Les organismes de défense des libertés civiles s’inquiètent également de l’absence de responsabilité dans le projet de loi C-26, même s’il a été amendé pour que le Comité des parlementaires sur la sécurité nationale et le renseignement et l’Office de surveillance des activités en matière de sécurité nationale et de renseignement soient désormais avisés lorsqu’un ordre confidentiel est donné. Un mémoire mis à jour de l’Association canadienne des libertés civiles souligne en particulier que le Centre de la sécurité des télécommunications Canada a refusé à maintes reprises dans le passé de se conformer aux directives de l’Office de surveillance des activités en matière de sécurité nationale et de renseignement. L’Association canadienne des libertés civiles a écrit ceci :
Dans son libellé actuel, le projet de loi C-26 risque de perpétuer une situation où le Centre de la sécurité des télécommunications interprète ses mandats— maintenant surchargés de renseignements personnels sur un nombre encore plus grand de Canadiens — d’une manière qui a été jugée non conforme à la Loi sur la protection des renseignements personnels par son l’organisme de révision. Le Sénat a le rôle et l’obligation d’empêcher une telle mauvaise manipulation des informations souvent les plus sensibles des Canadiens, surtout si l’on tient compte du fait que le Centre de la sécurité des télécommunications a toujours refusé de coopérer avec ses organismes d’examen.

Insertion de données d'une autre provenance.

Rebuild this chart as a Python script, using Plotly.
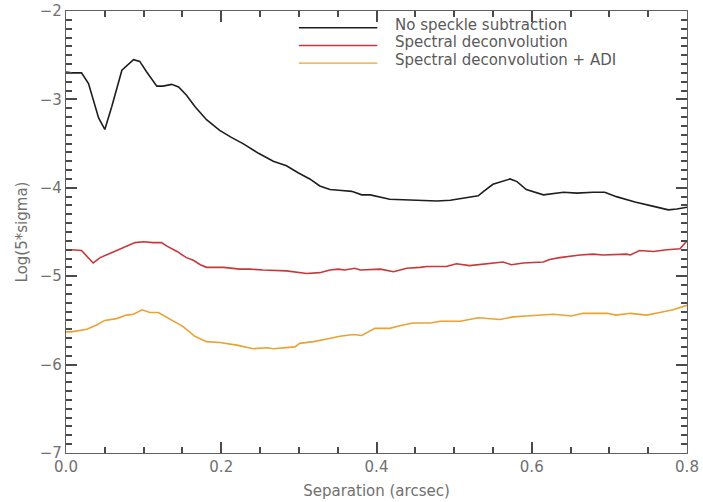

Une autre préoccupation concernant la partie 2 du projet de loi C-26 est le fait qu’elle permet au Centre de la sécurité des télécommunications d’utiliser les données des organisations qui détiennent les renseignements personnels les plus sensibles des Canadiens, y compris les banques, les fournisseurs de services de télécommunications et les agences de transport en commun. Le Centre de la sécurité des télécommunications ne serait pas limité à utiliser ces renseignements uniquement aux fins de son mandat en matière de cybersécurité. En effet, les renseignements pourraient être communiqués à ses partenaires internationaux pour la production de renseignement électromagnétique ou de renseignement étranger.
Comme l’a dit l’Association canadienne des libertés civiles : « Bien que nos alliances soient importantes, les renseignements personnels des Canadiens ne devraient pas servir de monnaie d’échange pour maintenir ces relations. »
De plus, une telle utilisation ne ferait l’objet d’une surveillance qu’après coup, et non au moment où elle se produit.
En conclusion, le projet de loi C-26 se fait attendre depuis longtemps, mais il reste encore beaucoup à faire. D’importantes préoccupations subsistent concernant des questions fondamentales, comme le droit à la vie privée des Canadiens, les répercussions financières pour les entreprises et le respect de nos normes démocratiques, notamment des tribunaux ouverts et l’équité devant la loi. Il est primordial de protéger les cyberinfrastructures essentielles du Canada, mais il est tout aussi primordial de protéger les libertés civiles et les droits des Canadiens. J’attends avec impatience l’étude approfondie de ce projet de loi par le comité afin que nous puissions examiner plus en détail ces questions complexes et essayer de trouver un juste équilibre entre ces priorités concurrentes. Merci.
Vous plaît-il, honorables sénateurs, d’adopter la motion?
Des voix : D’accord.
Une voix : Avec dissidence.
(La motion est adoptée et le projet de loi est lu pour la deuxième fois, avec dissidence.)